Nel 1888 e nel 1904 spedizioni provenienti dall’Impero indiano consentirono a emissari di Sua Maestà di prendere il controllo dei valichi di confine tibetani, imponendo alla decadente dinastia Qing di accettare l’ennesimo fatto compiuto. La terza incursione avvenne nel 1912, durante la delicata transizione alla repubblica: la burocrazia dello Stato fondato da Sun Yat-sen si era dotata immediatamente di un Ufficio per gli affari mongoli e tibetani, ma a Lhasa e dintorni personale inglese e indiano aveva già preso il controllo di dogane, principali vie di comunicazione e stazioni. Nell’imperversare della guerra civile e dell’espansionismo nipponico, il Dragone cinese non ebbe modo di rimediare a questa usurpazione di sovranità, però il movimento nazionalista Kuomindang, il quale godeva del sostegno angloamericano, considerava il Tibet come parte integrante della nascitura nuova Cina e la fazione maoista non era da meno. D’altro canto monaci e laici tibetani sostennero lo sforzo del legittimo governo cinese impegnato contro l’invasione giapponese e non si riscontrarono significative adesioni a movimenti che si riconoscessero nei postulati della cosiddetta “Sfera di co-prosperità della Grande Asia Orientale” patrocinata da Tokio. La stabilizzazione conseguita alla sconfitta di Chang Kai-shek consentì alla neonata Repubblica Popolare Cinese di occuparsi in maniera adeguata alle problematiche tibetane: nel 1951 un accordo in 17 punti tra le gerarchie locali ed il governo centrale ridefinì l’appartenenza di Lhasa all’ecumene cinese, ma già operavano con funzioni destabilizzanti agenti della CIA, i quali facevano leva su quei gangli della teocrazia lamaista che vedevano i propri privilegi secolari erosi dai progetti riformisti di Pechino, con particolare riferimento alla riforma agraria. Il 19 marzo 1959 il Dalai Lama dette il via libera all’insurrezione armata, la quale esordì compiendo uccisioni e attacchi nei confronti della comunità cinese di etnia Han. L’intervento della XVIII Armata agli ordini del Generale Zhang Guohua ristabilì l’ordine prima che forze statunitensi o britanniche potessero interferire, costringendo a riparare in India i vertici della sedizione, Dalai Lama compreso.

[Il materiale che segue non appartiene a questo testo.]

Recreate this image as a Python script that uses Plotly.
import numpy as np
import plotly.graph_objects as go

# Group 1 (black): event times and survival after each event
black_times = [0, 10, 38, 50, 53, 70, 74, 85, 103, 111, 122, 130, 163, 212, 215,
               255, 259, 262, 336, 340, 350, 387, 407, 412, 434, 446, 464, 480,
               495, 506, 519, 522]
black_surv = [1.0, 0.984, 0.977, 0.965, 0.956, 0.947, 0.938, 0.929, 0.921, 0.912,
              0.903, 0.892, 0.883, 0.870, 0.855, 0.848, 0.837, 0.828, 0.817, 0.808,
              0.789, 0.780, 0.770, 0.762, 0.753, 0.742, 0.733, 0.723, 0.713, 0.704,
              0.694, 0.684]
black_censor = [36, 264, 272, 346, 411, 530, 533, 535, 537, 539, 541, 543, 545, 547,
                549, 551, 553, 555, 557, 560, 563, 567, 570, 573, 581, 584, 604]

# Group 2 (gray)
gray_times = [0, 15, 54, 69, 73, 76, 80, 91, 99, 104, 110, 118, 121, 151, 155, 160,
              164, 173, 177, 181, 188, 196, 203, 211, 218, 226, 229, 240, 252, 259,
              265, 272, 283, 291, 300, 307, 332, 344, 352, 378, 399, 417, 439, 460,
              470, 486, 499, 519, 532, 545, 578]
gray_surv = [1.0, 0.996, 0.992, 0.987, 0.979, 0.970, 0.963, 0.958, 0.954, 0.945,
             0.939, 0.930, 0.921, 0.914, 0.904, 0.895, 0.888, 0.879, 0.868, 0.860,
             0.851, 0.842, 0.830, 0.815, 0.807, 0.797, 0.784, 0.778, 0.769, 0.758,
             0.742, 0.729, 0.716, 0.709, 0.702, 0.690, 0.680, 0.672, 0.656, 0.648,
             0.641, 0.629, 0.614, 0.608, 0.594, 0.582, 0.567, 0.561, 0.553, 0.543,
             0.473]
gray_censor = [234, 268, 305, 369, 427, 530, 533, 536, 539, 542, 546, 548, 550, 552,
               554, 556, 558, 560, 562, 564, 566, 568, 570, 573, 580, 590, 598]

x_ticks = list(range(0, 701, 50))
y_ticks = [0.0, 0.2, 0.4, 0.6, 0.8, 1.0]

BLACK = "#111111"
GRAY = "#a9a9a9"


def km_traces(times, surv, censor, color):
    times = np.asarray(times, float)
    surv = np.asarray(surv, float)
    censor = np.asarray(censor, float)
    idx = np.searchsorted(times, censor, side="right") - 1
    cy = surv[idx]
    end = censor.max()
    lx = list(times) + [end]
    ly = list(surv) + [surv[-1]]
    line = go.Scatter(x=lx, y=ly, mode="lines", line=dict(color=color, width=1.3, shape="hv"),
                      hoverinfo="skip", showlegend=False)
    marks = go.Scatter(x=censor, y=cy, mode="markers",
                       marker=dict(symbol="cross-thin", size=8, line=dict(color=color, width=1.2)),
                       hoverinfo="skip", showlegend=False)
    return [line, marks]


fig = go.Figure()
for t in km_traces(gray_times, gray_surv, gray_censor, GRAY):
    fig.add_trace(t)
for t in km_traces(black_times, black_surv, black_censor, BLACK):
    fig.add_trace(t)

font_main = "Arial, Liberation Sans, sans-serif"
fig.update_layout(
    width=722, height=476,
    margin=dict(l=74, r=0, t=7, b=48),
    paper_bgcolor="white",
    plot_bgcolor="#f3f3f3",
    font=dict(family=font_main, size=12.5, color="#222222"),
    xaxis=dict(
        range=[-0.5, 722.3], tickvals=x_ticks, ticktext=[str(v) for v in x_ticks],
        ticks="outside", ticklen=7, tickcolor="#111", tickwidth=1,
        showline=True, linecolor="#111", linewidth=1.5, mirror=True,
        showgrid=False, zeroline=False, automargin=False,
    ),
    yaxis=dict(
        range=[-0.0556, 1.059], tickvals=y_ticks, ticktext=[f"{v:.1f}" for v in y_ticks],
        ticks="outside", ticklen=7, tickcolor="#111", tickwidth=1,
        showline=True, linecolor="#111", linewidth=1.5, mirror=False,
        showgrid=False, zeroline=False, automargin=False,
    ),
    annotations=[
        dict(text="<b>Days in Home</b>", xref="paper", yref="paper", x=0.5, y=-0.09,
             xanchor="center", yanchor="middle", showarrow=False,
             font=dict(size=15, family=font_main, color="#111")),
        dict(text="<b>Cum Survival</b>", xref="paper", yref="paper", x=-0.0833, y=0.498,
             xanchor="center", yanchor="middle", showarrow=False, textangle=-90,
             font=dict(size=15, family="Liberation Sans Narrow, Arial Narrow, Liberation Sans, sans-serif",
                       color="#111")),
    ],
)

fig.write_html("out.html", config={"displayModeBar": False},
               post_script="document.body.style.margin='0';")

Nuova Delhi auspicava di risolvere le proprie vertenze confinarie con la Cina (destinate a sfociare in guerra aperta nel 1962) favorendo il separatismo tibetano, in maniera tale da rapportarsi a nord con un interlocutore più debole e malleabile; altrettanto strumentale si sarebbe rivelato l’appoggio di Washington, destinato a scemare in seguito alla “diplomazia del ping-pong” ed ai successivi distensivi sviluppi giunti a maturazione negli anni Settanta del secolo scorso.
Solamente nel 1989, in concomitanza con il crollo del Muro di Berlino e contestualmente ai disordini che portarono alle manifestazioni di Piazza Tienanmen, Tenzin Gyatso sarebbe tornato alla ribalta chiedendo l’indipendenza integrale del Tibet e ricevendo il Premio Nobel.